Every day my mother has to fight with the community out there who can't understand how she sent her daughter all alone all the way to the United States. My mother was married off to my dad when she was 16. She had my sister a year later and me two years later. She spent all her days taking care of my dad and his family; cooking for them, cleaning for them, washing clothes, etc. She couldn't eat her food until everyone in the house had eaten and she had to eat in the same plate my dad ate in.
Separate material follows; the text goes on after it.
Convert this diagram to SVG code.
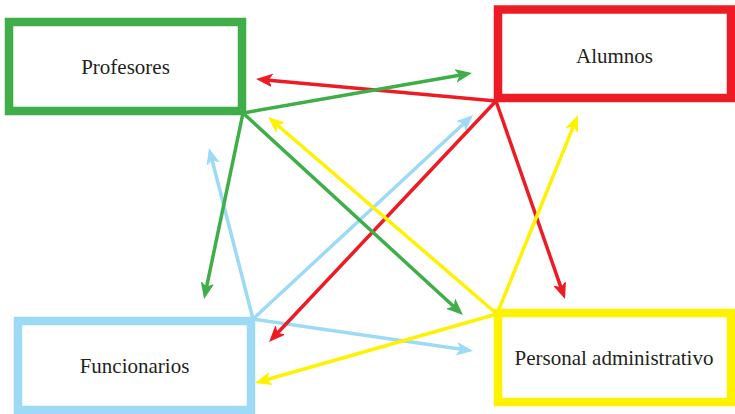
<svg xmlns="http://www.w3.org/2000/svg" width="735" height="414" viewBox="0 0 735 414">
<style>
.box{fill:#ffffff;stroke-width:8.5}
.lbl{font-family:"Liberation Serif","Times New Roman",serif;font-size:21px;fill:#231f20;text-anchor:middle}
.c{fill:none;stroke-width:3.5}
.g{stroke:#3fae49}.r{stroke:#ed1c24}.b{stroke:#9cdaf6}.y{stroke:#fff200}
</style>
<defs>
<marker id="ag" viewBox="0 -8 18 16" refX="6" refY="0" markerWidth="18" markerHeight="16" markerUnits="userSpaceOnUse" orient="auto"><path d="M16,0 L-1,-7 L3.5,0 L-1,7 Z" fill="#3fae49"/></marker>
<marker id="ar" viewBox="0 -8 18 16" refX="6" refY="0" markerWidth="18" markerHeight="16" markerUnits="userSpaceOnUse" orient="auto"><path d="M16,0 L-1,-7 L3.5,0 L-1,7 Z" fill="#ed1c24"/></marker>
<marker id="ab" viewBox="0 -8 18 16" refX="6" refY="0" markerWidth="18" markerHeight="16" markerUnits="userSpaceOnUse" orient="auto"><path d="M16,0 L-1,-7 L3.5,0 L-1,7 Z" fill="#9cdaf6"/></marker>
<marker id="ay" viewBox="0 -8 18 16" refX="6" refY="0" markerWidth="18" markerHeight="16" markerUnits="userSpaceOnUse" orient="auto"><path d="M16,0 L-1,-7 L3.5,0 L-1,7 Z" fill="#fff200"/></marker>
</defs>
<g id="profesores"><rect class="box" x="9" y="22" width="233" height="89" stroke="#3fae49"/><text class="lbl" x="125.5" y="74">Profesores</text></g>
<g id="alumnos"><rect class="box" x="498" y="9.5" width="233" height="88.5" stroke="#ed1c24"/><text class="lbl" x="614.5" y="63">Alumnos</text></g>
<g id="funcionarios"><rect class="box" x="18" y="321" width="233" height="89" stroke="#9cdaf6"/><text class="lbl" x="134.5" y="373">Funcionarios</text></g>
<g id="personal"><rect class="box" x="498" y="313" width="233" height="89" stroke="#fff200"/><text class="lbl" x="614" y="365">Personal administrativo</text></g>
<g id="connectors">
<line class="c b" x1="253" y1="319" x2="211.5" y2="157.7" marker-end="url(#ab)"/>
<line class="c b" x1="253" y1="319" x2="465.7" y2="121.8" marker-end="url(#ab)"/>
<line class="c b" x1="253" y1="319" x2="463.1" y2="349.6" marker-end="url(#ab)"/>
<line class="c r" x1="496" y1="101" x2="266" y2="79.9" marker-end="url(#ar)"/>
<line class="c r" x1="496" y1="101" x2="275.9" y2="334.7" marker-end="url(#ar)"/>
<line class="c r" x1="496" y1="101" x2="561.7" y2="289.6" marker-end="url(#ar)"/>
<line class="c g" x1="243" y1="113" x2="462.2" y2="74.7" marker-end="url(#ag)"/>
<line class="c g" x1="243" y1="113" x2="206.1" y2="289.2" marker-end="url(#ag)"/>
<line class="c g" x1="243" y1="113" x2="455.6" y2="308.2" marker-end="url(#ag)"/>
<line class="c y" x1="497" y1="314" x2="275.6" y2="123.5" marker-end="url(#ay)"/>
<line class="c y" x1="497" y1="314" x2="574.2" y2="124.3" marker-end="url(#ay)"/>
<line class="c y" x1="497" y1="314" x2="264.6" y2="380.3" marker-end="url(#ay)"/>
</g>
</svg>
Luckily my dad was leaving for Bombay to get his Ph.D. a year after I was born, so she left with him and got her Bachelor's and finally her Master's degree. My dad is very adamant about education so he fully supported her getting an education. She never got to put her education to practice though, because in those days women from "decent" homes did not work. It was shameful to a family if they had to put their women to work!! Only poor women worked as servants or prostitutes. In our house we have an old lady Kanchi didi who works for us. She has been working there, helping my mom, since I was two years old. All her life has been spent working at other people's homes. She's never had a family of her own because she was too poor and didn't have the time or the ability to have a family. Now she is very old and can barely work but she lives in our house because she has nowhere to go. My mom takes care of her but for the most part most others like Kanchi are not so lucky. They end up going back to their village in the remote countryside, which is a two- to three-day walk from the nearest road, when they are too old to work and wait for death to take them away.
When I see images of women in Nepal with guns it's like a dream to me. I cannot believe the power and the fire in their eyes. Women have traditionally been very dominated and suppressed in Nepal. Not just by men but by women too. It's a culture of submissive women. Women in Nepal couldn't own property until a few years ago. They didn't have the rights to their father's property. If there were no sons then grandsons got the property. It is extremely difficult for women to get a divorce. A woman can seek separation from her husband only after she has been married for 15 years and is over 35 years old--if she can prove that her husband frequently beats and abuses her, that he has taken a second wife, that she has been denied maintenance by or been expelled from the home by her husband or his family. The property issue is another long and complex story. A wife is not entitled to her half of her husband's property. If she is entitled to any property at all, she has to split it with her sons and her grandsons. Women cannot even sell all their property or anything they bought or were given legally. She has to first gain her father, her husband or her son's written consent and then she can sell only half of it! Abortion in Nepal has been illegal and many, many women in jail are there because they have been convicted of either abortion or infanticide. If Nepali men marry foreign women, the wife is automatically granted Nepali citizenship. But if Nepali women marry foreign men the husband cannot become a Nepali citizen. Even more, children are granted citizenship according to their "paternal relationship" and not their "maternal relationship." I could probably go on and on, but I think I should stop right here.
For years and years we have been fighting this sexist system in Nepal in a very slow and mostly inefficient way. Now when women speak through the barrels of guns and make up a third of the rebel army fighting in Nepal, the government has no choice but to listen to what we are saying. That's why I support this revolution in Nepal. This patriarchal system in Nepal has made women economically, socially and culturally very weak. It's about time we stand up to fight this fight!!